### What you should do
Return each line of the listing that contains the string "this".

### Given data
◇ ◇ ◇ ◇
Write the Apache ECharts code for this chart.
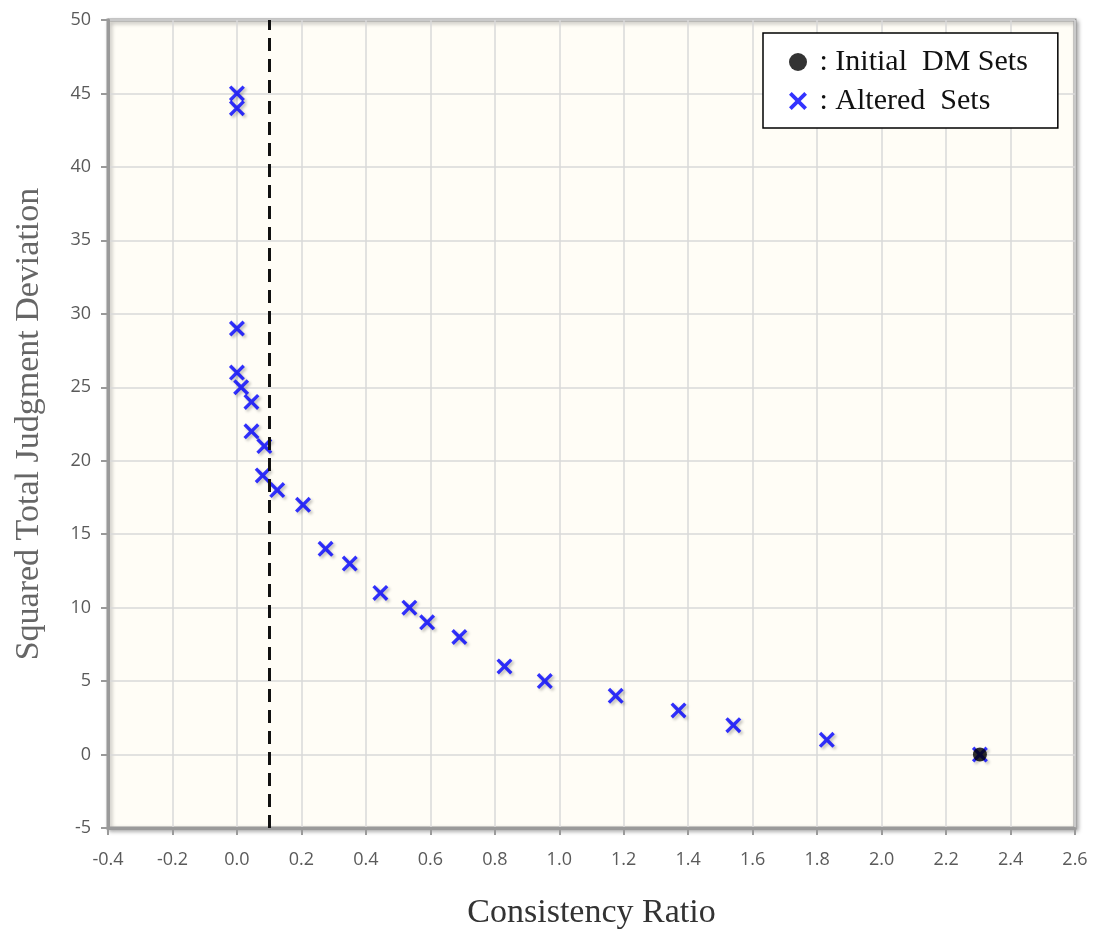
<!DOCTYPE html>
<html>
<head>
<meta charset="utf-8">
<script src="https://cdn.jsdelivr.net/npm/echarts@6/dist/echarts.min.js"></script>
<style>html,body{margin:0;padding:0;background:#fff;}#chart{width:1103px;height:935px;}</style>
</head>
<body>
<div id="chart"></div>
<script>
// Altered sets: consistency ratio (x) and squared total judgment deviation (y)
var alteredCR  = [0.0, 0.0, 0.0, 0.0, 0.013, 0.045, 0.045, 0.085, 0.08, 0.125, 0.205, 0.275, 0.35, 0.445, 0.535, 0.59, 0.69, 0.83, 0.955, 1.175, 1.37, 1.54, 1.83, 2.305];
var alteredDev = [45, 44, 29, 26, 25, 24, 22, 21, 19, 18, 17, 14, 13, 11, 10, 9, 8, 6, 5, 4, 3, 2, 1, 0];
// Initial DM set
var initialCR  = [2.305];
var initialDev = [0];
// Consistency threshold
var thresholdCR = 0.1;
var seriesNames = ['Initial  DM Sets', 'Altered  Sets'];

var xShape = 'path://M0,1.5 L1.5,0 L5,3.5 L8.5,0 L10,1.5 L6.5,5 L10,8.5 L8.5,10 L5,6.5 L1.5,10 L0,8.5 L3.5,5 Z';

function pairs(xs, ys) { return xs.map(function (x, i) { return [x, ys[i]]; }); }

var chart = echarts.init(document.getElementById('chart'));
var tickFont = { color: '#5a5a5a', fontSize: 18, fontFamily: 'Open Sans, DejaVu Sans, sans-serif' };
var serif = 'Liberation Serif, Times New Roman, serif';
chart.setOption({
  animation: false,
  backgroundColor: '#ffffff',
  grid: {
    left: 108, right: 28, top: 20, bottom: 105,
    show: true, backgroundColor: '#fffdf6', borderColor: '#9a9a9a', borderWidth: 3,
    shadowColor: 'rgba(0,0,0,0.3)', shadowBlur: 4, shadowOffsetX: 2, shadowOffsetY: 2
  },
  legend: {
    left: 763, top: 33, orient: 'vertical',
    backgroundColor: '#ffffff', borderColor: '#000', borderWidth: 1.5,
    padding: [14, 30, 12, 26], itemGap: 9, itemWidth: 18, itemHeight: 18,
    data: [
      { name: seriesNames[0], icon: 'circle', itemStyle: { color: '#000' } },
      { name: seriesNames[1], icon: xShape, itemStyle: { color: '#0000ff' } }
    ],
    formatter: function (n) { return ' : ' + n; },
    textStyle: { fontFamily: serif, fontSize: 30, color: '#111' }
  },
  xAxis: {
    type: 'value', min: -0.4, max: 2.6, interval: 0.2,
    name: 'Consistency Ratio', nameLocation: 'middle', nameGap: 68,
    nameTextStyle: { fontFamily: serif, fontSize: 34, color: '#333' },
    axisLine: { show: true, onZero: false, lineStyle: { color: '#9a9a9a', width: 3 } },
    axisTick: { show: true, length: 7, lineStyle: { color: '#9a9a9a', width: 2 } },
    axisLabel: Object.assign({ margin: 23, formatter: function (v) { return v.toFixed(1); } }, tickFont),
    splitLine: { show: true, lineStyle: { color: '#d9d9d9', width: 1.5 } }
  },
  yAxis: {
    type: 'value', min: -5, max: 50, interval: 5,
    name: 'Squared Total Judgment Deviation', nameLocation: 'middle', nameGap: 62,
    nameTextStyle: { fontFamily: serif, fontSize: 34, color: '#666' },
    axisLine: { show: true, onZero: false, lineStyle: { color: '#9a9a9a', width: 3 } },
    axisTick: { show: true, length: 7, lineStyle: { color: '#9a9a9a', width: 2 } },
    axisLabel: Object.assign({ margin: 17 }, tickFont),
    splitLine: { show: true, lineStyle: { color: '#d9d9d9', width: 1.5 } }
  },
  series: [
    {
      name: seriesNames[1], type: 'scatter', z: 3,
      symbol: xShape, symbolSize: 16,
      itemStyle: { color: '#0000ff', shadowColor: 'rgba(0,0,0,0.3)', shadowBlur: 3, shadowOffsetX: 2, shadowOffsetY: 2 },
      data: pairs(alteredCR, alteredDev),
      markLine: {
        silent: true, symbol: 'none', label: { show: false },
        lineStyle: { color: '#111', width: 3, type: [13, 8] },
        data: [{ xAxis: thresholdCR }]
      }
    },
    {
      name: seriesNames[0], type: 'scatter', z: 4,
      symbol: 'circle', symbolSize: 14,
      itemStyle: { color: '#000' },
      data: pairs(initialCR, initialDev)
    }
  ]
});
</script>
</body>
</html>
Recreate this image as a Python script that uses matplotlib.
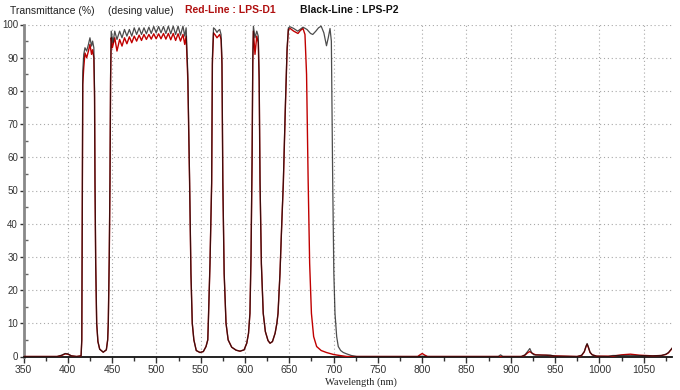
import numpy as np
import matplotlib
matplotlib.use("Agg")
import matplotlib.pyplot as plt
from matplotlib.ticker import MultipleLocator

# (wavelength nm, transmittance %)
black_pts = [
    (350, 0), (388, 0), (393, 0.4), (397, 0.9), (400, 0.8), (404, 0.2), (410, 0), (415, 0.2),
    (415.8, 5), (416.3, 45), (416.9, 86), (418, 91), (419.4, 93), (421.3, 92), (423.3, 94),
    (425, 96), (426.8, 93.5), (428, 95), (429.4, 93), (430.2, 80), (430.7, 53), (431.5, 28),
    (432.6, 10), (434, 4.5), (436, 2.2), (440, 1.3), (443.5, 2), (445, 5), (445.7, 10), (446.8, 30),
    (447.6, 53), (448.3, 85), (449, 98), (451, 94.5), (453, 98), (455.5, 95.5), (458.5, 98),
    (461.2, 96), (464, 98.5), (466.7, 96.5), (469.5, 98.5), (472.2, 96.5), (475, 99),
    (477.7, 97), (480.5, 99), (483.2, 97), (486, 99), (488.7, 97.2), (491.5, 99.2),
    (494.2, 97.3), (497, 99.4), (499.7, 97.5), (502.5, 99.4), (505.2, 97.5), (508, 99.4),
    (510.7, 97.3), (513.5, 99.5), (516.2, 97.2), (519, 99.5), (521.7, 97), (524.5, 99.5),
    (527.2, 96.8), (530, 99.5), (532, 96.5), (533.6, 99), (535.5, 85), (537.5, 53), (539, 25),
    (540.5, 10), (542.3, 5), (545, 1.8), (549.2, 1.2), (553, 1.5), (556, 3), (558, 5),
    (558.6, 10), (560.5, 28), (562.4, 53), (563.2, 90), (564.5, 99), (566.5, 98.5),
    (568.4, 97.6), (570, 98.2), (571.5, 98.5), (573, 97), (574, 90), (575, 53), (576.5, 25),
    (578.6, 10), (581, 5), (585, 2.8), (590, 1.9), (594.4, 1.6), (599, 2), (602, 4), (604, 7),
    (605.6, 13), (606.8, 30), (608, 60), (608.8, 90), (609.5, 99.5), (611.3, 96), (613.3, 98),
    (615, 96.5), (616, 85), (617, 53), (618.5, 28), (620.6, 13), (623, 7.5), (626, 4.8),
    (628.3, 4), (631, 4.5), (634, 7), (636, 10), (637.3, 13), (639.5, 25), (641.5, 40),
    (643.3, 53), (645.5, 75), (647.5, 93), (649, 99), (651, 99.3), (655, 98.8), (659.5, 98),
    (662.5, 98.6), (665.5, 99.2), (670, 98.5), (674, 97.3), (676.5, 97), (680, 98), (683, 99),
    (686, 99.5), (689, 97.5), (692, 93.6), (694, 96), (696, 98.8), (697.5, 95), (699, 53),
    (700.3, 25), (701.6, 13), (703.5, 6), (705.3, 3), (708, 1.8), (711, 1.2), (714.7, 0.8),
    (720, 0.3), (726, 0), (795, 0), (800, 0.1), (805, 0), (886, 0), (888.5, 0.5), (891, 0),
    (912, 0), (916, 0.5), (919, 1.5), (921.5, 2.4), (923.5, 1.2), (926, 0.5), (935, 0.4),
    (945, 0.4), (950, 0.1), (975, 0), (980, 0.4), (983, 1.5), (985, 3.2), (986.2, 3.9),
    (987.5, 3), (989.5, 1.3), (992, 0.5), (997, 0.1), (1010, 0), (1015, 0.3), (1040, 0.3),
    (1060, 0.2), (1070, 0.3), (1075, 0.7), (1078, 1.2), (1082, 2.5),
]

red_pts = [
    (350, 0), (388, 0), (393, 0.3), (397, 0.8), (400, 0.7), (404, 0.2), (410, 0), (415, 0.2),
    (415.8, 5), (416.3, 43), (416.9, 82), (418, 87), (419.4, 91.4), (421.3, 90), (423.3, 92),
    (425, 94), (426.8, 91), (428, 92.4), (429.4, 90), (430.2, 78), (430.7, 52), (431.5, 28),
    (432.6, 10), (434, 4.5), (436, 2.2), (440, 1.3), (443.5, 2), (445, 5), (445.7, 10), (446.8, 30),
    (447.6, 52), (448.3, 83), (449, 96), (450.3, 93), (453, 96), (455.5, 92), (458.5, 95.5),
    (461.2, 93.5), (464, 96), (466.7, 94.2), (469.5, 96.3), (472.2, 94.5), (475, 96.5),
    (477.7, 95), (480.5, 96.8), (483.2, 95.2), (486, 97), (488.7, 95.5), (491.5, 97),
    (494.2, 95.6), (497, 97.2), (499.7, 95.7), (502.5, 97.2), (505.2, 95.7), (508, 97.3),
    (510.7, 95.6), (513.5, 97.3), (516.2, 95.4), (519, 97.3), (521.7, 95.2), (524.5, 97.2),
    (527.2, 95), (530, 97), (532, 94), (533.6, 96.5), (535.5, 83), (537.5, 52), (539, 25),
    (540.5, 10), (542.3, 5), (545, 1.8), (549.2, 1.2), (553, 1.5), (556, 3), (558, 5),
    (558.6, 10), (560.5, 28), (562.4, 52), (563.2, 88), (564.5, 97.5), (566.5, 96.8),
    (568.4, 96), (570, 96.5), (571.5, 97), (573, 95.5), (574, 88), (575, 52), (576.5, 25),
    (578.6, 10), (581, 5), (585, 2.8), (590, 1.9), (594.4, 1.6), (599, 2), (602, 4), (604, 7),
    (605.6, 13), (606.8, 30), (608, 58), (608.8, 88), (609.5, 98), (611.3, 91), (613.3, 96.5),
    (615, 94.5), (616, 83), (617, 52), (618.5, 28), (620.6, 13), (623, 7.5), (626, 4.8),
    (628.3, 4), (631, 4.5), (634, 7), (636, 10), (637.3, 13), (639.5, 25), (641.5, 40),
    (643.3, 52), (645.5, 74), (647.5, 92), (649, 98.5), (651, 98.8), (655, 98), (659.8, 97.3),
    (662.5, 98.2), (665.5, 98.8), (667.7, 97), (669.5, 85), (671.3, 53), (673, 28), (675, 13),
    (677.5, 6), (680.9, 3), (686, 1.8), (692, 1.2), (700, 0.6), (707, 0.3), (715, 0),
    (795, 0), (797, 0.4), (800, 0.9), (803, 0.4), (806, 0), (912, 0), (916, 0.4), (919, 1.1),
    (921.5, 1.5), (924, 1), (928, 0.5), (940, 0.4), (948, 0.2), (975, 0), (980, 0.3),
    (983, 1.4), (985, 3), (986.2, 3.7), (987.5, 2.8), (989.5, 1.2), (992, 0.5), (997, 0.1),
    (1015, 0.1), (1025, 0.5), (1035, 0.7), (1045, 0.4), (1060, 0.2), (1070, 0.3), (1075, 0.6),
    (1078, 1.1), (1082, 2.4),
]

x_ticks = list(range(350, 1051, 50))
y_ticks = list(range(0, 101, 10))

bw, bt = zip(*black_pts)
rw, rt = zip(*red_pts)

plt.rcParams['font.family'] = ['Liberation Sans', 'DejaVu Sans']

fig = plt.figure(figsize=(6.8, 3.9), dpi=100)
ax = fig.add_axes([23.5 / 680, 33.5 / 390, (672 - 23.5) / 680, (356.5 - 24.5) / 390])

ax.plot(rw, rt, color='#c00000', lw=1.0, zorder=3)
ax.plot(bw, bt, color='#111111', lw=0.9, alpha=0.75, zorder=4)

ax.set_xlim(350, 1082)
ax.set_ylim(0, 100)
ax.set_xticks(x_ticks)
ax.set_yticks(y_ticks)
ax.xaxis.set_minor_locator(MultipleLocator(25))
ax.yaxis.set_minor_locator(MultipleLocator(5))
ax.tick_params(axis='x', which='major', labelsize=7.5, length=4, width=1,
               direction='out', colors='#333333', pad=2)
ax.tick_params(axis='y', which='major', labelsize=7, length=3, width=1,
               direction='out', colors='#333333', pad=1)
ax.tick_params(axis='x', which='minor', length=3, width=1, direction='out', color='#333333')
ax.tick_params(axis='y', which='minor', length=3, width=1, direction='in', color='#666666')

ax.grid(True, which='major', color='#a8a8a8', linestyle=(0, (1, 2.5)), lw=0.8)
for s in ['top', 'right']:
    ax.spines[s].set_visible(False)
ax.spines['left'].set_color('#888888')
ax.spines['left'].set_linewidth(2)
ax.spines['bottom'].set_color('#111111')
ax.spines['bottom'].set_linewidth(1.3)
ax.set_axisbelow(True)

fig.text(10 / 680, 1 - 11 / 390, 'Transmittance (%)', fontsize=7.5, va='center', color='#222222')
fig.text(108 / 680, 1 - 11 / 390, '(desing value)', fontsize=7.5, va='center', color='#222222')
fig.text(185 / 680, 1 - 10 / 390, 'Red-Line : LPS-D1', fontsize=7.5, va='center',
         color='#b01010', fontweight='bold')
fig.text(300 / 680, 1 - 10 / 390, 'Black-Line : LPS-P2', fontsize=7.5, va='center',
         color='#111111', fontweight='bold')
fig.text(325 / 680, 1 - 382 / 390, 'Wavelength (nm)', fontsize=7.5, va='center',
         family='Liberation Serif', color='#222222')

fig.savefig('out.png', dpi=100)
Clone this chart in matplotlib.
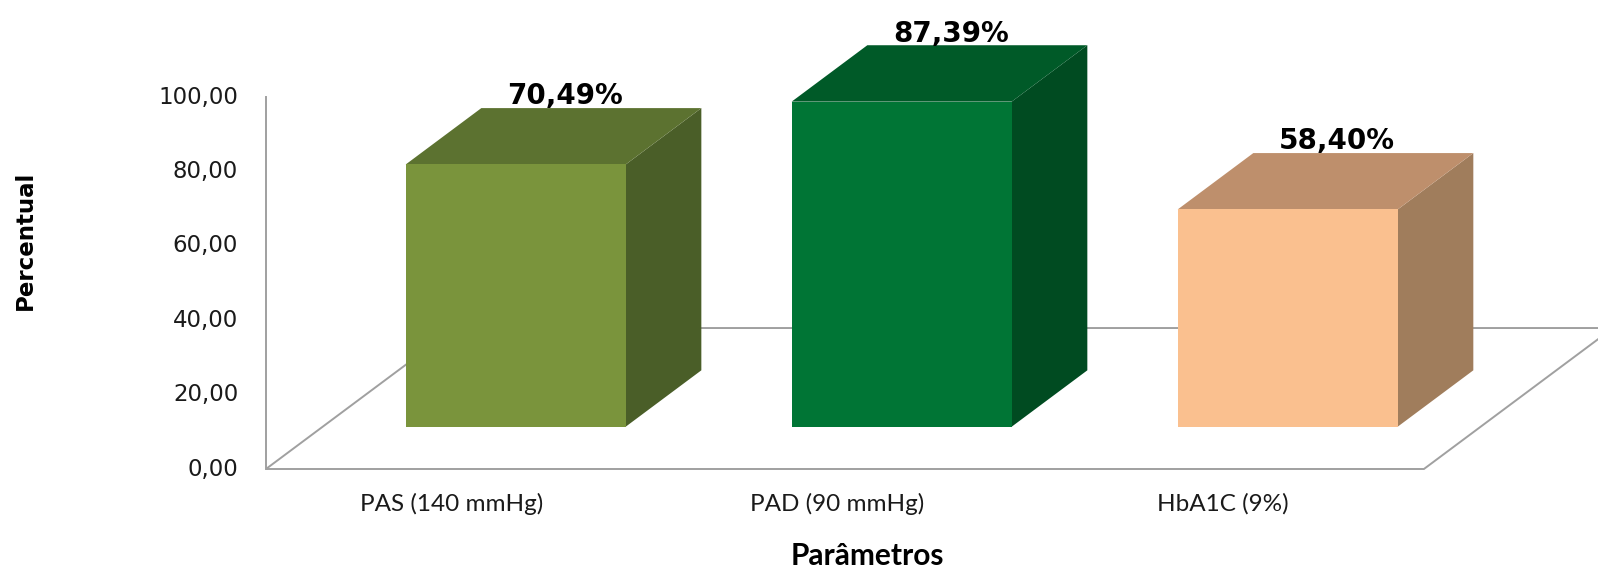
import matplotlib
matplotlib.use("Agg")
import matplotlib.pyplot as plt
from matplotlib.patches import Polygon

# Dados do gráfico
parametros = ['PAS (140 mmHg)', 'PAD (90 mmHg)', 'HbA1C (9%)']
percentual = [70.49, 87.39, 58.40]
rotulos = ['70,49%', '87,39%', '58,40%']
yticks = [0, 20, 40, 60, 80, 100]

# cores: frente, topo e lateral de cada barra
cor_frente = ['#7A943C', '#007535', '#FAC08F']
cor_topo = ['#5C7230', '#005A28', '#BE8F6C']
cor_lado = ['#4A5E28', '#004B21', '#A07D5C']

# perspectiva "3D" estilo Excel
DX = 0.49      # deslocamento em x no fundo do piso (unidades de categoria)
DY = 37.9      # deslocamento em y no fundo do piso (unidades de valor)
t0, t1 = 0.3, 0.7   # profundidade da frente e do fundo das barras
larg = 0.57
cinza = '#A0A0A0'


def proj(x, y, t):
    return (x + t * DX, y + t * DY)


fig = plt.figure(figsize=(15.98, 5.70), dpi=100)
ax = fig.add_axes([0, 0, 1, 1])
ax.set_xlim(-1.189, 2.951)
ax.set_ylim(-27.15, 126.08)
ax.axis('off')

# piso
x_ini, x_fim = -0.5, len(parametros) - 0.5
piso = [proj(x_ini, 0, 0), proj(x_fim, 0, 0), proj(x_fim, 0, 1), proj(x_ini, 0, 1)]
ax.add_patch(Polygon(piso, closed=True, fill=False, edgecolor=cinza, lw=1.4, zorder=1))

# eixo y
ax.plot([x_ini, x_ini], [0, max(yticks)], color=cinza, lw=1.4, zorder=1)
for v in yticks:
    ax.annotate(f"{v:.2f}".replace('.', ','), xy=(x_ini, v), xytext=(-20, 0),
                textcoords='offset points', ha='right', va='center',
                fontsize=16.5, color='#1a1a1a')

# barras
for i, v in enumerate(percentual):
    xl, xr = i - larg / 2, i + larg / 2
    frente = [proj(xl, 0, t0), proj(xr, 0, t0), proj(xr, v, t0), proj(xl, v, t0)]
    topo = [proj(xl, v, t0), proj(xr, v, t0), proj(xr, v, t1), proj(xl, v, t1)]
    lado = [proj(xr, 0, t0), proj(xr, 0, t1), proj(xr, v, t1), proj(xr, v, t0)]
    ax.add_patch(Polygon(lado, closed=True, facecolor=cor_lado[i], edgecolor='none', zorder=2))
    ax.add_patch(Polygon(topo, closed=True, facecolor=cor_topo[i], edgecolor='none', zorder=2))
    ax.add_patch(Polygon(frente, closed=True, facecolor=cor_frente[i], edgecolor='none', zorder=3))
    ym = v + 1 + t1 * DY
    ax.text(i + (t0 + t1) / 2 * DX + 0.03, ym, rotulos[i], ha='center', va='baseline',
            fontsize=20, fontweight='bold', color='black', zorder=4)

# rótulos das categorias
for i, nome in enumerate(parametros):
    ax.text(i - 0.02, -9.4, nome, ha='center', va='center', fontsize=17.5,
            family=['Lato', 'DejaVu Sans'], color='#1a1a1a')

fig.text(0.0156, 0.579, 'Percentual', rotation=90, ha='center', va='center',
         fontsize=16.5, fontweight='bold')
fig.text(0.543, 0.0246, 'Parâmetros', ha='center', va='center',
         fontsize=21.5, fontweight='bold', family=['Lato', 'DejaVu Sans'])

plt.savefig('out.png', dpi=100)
◇ ◇ ◇ ◇
### Solution
Write the Apache ECharts code for this chart.
Recreate this image as a Python script that uses matplotlib.
Clone this chart in matplotlib.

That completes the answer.